Kaufman’s excellence was recognized outside of the community as well. In 2009, he was named Outstanding Mayor of Pennsylvania, and in 2012, he and six other mayors were honored at the White House for service to their communities.
“I think it takes a commitment to what you think needs to be done,” said Kaufman. “It takes loyalty and commitment to the job. Whatever needs to be done, you do it.
“I think the main change in Jonestown over the years was the closeness of the people,” added Kaufman. “The old part of Jonestown hasn’t changed. It’s just like it was. But some of the old-timers are gone.”

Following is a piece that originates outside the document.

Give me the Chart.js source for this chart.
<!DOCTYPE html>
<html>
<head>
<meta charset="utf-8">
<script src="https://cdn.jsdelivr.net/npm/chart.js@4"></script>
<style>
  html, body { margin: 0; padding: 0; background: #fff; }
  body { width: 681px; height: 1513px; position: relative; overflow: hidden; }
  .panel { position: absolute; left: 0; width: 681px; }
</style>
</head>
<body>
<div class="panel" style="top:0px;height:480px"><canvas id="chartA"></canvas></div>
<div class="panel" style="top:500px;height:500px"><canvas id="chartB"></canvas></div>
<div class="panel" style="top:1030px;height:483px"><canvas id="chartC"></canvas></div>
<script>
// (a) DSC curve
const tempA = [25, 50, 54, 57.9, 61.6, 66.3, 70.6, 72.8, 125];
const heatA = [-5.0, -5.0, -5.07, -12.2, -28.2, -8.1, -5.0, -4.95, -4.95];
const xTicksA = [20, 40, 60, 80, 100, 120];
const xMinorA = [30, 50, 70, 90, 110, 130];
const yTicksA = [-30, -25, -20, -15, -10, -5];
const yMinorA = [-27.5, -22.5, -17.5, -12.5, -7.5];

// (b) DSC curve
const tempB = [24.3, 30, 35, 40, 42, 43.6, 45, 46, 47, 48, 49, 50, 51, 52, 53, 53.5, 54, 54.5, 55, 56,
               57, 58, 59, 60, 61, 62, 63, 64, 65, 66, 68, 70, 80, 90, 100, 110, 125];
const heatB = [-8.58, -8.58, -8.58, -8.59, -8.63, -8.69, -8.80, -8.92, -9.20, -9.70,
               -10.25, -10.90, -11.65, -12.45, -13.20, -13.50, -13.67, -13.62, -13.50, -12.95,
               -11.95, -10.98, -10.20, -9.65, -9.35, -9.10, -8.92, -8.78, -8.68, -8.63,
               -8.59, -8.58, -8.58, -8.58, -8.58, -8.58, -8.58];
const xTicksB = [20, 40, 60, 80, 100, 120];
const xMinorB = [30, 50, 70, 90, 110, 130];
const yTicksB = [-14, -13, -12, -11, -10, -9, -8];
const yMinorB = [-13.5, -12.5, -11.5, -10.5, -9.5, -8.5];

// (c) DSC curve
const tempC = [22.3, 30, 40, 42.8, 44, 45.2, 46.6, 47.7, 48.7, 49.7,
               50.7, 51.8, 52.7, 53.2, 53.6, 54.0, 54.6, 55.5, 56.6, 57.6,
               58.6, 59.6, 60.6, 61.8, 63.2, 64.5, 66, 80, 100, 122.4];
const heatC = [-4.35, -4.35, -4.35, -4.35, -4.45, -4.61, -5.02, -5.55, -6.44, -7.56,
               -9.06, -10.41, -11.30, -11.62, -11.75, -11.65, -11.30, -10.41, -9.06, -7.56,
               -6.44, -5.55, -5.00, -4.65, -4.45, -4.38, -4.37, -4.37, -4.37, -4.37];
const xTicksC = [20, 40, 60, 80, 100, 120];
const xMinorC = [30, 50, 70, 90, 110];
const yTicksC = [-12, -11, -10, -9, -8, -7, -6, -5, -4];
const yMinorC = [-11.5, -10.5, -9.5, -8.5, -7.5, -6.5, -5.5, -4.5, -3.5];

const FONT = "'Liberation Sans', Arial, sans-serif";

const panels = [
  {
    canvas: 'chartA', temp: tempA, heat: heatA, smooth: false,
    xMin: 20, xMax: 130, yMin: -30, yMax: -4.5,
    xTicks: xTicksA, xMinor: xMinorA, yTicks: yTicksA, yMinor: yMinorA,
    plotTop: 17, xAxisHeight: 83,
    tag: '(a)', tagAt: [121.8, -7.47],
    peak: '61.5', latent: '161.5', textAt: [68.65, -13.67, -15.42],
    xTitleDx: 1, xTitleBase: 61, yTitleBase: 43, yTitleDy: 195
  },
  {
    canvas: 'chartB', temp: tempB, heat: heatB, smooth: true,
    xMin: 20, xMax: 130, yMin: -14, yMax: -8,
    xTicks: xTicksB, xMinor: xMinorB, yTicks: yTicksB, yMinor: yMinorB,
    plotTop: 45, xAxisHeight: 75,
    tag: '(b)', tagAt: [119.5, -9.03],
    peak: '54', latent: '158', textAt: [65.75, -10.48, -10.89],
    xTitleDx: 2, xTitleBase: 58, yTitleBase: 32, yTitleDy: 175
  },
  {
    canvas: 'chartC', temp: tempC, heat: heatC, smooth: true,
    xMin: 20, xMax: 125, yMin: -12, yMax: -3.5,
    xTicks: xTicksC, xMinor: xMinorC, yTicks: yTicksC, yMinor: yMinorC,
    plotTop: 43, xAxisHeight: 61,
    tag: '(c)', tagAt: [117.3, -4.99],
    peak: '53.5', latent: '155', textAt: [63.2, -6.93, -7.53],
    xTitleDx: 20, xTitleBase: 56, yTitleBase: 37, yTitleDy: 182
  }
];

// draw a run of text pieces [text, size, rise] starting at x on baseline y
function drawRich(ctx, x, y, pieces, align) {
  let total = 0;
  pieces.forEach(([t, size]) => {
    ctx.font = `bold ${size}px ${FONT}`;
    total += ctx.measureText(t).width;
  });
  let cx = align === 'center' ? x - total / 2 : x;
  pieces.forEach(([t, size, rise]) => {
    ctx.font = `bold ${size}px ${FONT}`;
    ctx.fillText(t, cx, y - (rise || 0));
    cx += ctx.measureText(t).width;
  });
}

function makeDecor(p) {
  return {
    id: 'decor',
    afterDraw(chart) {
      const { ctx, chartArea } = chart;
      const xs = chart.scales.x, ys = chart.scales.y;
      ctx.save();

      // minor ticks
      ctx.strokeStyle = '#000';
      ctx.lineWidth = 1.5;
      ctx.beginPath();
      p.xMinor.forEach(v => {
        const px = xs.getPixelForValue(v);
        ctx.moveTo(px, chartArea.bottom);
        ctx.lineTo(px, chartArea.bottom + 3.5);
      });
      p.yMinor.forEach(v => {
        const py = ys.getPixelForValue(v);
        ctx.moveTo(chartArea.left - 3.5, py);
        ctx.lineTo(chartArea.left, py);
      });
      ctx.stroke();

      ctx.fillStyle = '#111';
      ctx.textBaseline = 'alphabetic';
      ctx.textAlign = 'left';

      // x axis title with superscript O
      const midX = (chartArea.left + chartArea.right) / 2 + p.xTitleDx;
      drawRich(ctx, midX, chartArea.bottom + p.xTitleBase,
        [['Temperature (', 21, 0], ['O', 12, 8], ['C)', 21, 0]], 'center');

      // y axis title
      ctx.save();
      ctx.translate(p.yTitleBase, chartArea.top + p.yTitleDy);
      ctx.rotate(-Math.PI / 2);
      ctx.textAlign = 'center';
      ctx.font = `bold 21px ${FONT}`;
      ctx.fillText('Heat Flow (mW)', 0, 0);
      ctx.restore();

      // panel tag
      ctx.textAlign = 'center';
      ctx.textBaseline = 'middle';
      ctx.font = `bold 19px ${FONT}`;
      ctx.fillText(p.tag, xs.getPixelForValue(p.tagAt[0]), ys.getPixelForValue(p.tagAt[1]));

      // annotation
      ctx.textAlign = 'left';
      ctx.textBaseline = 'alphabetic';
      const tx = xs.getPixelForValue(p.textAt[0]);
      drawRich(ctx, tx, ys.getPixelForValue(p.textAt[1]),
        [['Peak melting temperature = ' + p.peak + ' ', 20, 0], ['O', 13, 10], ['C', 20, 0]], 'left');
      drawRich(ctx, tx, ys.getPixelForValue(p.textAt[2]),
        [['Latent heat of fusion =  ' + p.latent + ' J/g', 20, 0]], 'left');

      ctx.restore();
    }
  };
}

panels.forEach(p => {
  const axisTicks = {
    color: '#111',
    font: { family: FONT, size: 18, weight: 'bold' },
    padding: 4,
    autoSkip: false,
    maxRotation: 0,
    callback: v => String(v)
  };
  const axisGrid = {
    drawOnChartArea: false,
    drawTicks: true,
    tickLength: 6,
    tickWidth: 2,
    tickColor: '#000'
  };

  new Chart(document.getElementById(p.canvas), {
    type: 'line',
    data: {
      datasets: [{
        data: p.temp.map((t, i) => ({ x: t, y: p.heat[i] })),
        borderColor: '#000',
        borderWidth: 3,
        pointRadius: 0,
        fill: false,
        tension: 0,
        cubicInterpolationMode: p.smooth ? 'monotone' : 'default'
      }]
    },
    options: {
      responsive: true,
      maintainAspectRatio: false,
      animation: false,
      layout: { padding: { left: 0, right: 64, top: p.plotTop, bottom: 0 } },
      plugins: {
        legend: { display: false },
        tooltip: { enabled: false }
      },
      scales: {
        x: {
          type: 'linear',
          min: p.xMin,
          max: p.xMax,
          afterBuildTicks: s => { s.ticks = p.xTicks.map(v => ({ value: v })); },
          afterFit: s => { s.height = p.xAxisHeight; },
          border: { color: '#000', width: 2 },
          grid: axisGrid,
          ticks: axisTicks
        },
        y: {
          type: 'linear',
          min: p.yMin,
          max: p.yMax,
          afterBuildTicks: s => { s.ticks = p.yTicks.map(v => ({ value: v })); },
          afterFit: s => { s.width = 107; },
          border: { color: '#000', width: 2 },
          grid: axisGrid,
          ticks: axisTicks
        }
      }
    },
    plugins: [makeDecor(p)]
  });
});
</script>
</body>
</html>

“Our relationship grew around borough business throughout the years,” said Houser. “But we developed a good friendship as well. He also became interested in how both my grandsons did while playing baseball, and if one of them would be playing at one of the fields in Jonestown, George would be in attendance. Although he no longer lives in the borough, we still stay in touch, and as soon as dine-in seating is allowed again, we plan on having lunch together.”
And, almost certainly, the topic of Jonestown will come up in conversation.